The writer of the pamphlet quoted cannot have been aware of the fact, that as early as March 10th General Beauregard had ordered the south end of Morris island fortified, that the work was promptly begun, and that when General Ripley complained, May 24th, of its slow progress, Capt. Langdon Cheves, of the engineers, was prosecuting it with an inadequate force, and no wood material furnished, necessary for magazine and bomb-proof. As a precautionary measure the works were ordered by General Beauregard, and more appreciated as being necessary by General Ripley, but neither of these generals expected them to be attacked except by boat howitzers and rifle guns of light batteries covering an attack by infantry landing from small boats. In such an attack the batteries on the south end, supported by 1,000 men, could have successfully repelled the enemy. If an attack at that point should come, it was looked for only in that shape.

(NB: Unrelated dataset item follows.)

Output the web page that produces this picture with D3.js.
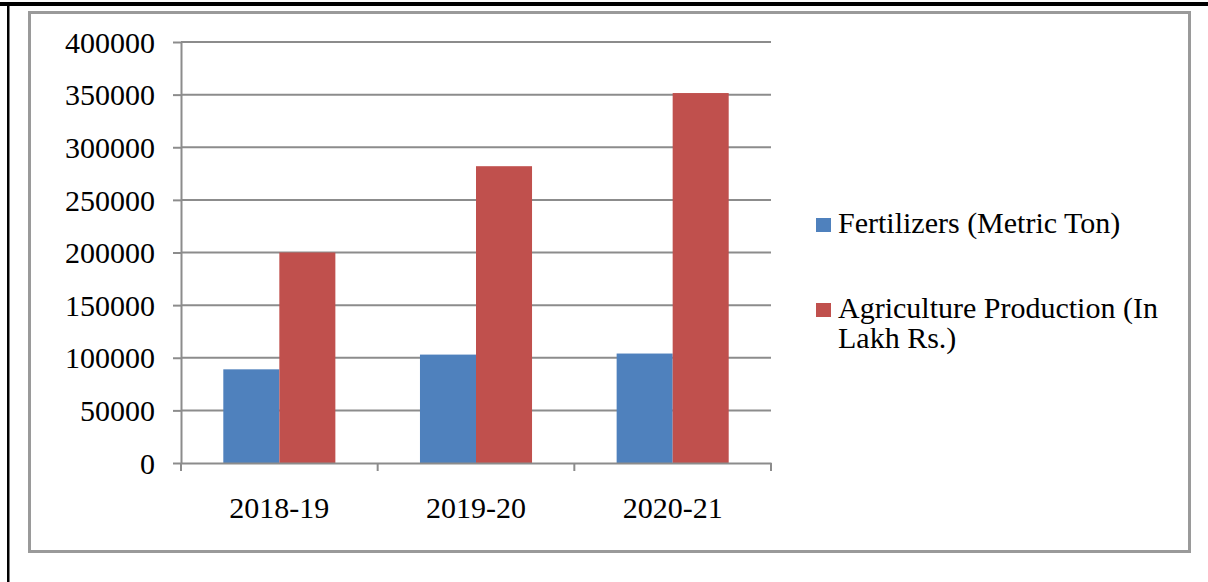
<!DOCTYPE html>
<meta charset="utf-8">
<style>
  body { margin: 0; background: #fff; }
  text { font-family: "Liberation Serif", serif; fill: #000; }
</style>
<svg width="1208" height="582"></svg>
<script src="https://d3js.org/d3.v7.min.js"></script>
<script>

var years = ["2018-19", "2019-20", "2020-21"],
    fertilizers = [89000, 103000, 104000],
    production = [200000, 282000, 351500],
    seriesNames = ["Fertilizers (Metric Ton)", "Agriculture Production (In Lakh Rs.)"],
    seriesColors = ["#4f81bd", "#c0504d"],
    yTicks = [0, 50000, 100000, 150000, 200000, 250000, 300000, 350000, 400000];

var svg = d3.select("svg");

// page borders
svg.append("rect").attr("x", 0).attr("y", 2).attr("width", 1208).attr("height", 4).attr("fill", "#000");
svg.append("rect").attr("x", 7).attr("y", 2).attr("width", 2.5).attr("height", 580).attr("fill", "#000");

// chart frame
svg.append("rect")
    .attr("x", 29.5).attr("y", 12.5).attr("width", 1160).attr("height", 539)
    .attr("fill", "none").attr("stroke", "#9a9a9a").attr("stroke-width", 3);

var x0 = 181, x1 = 771, yTop = 42, yBottom = 463;

var x = d3.scaleBand().domain(years).range([x0, x1]).paddingInner(0).paddingOuter(0);
var xs = d3.scaleBand().domain([0, 1]).range([0, x.bandwidth()]).paddingInner(0).paddingOuter(0.755);
var y = d3.scaleLinear().domain([0, 400000]).range([yBottom, yTop]);

// gridlines
svg.append("g").selectAll("line").data(yTicks.slice(1)).join("line")
    .attr("x1", x0).attr("x2", x1)
    .attr("y1", d => y(d)).attr("y2", d => y(d))
    .attr("stroke", "#8c8c8c").attr("stroke-width", 2);

// bars
var rows = years.map((yr, i) => ({ year: yr, values: [fertilizers[i], production[i]] }));
svg.append("g").selectAll("g").data(rows).join("g")
    .attr("transform", d => "translate(" + x(d.year) + ",0)")
  .selectAll("rect").data(d => d.values).join("rect")
    .attr("x", (d, i) => xs(i))
    .attr("width", xs.bandwidth())
    .attr("y", d => y(d))
    .attr("height", d => y(0) - y(d))
    .attr("fill", (d, i) => seriesColors[i]);

// y axis
var yAxis = svg.append("g").attr("transform", "translate(" + x0 + ",0)")
    .call(d3.axisLeft(y).tickValues(yTicks).tickFormat(d3.format("d")).tickSize(8).tickSizeOuter(0));
yAxis.select(".domain").attr("stroke", "#8c8c8c").attr("stroke-width", 2);
yAxis.selectAll(".tick line").attr("stroke", "#8c8c8c").attr("stroke-width", 2);
yAxis.selectAll(".tick text")
    .attr("x", -26).attr("dy", "0.34em")
    .style("font-family", "Liberation Serif").style("font-size", "30px").attr("fill", "#000");

// x axis
var xAxis = svg.append("g").attr("transform", "translate(0," + yBottom + ")")
    .call(d3.axisBottom(x).tickSize(0).tickSizeOuter(0));
xAxis.select(".domain").attr("stroke", "#8c8c8c").attr("stroke-width", 2);
xAxis.selectAll(".tick text")
    .attr("y", 55).attr("dy", 0)
    .style("font-family", "Liberation Serif").style("font-size", "30px").attr("fill", "#000");
xAxis.append("g").selectAll("line").data([x0].concat(years.map(d => x(d) + x.bandwidth()))).join("line")
    .attr("x1", d => d).attr("x2", d => d).attr("y1", 0).attr("y2", 8)
    .attr("stroke", "#8c8c8c").attr("stroke-width", 2);

// legend
var legend = svg.append("g").attr("transform", "translate(816,0)");
var legendLines = [["Fertilizers (Metric Ton)"], ["Agriculture Production (In", "Lakh Rs.)"]];
var legendY = [233, 318];
legendLines.forEach(function(lines, i) {
  legend.append("rect").attr("x", 0).attr("y", legendY[i] - 15).attr("width", 15).attr("height", 14)
      .attr("fill", seriesColors[i]);
  var t = legend.append("text").attr("x", 22).attr("y", legendY[i])
      .style("font-size", "30px");
  lines.forEach(function(l, j) {
    t.append("tspan").attr("x", 22).attr("dy", j ? 30 : 0).text(l);
  });
});

</script>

On July 4th, from his headquarters at Hilton Head, General Gillmore issued his order for the disposition of two divisions designed to attack Morris island. The First was commanded by Brigadier-General Terry, its brigades by Brigadier-General Stevenson and Colonel Davis; the Second by Brigadier-General Seymour, its brigades by Brigadier-Generals Vogdes and Strong. The brigade of Vogdes was already on Folly island, and had been since April 7th; Strong landed on the 6th of July, and Stevenson subsequently.
On the 9th, General Beauregard telegraphed Mr. Davis of the presence in Stono and off the bar of thirty-eight vessels and five monitors, and at noon of the same day to Governor Bonham, and to Richmond, that "an attack on Sumter along Folly and Morris islands is evidently imminent." General Mercer, at Savannah, and General Whiting, at Wilmington, were asked for support, and Generals Hagood and Walker were ordered to hold all available troops in the Second and Third districts in readiness to march or take the cars for Charleston at a moment's warning.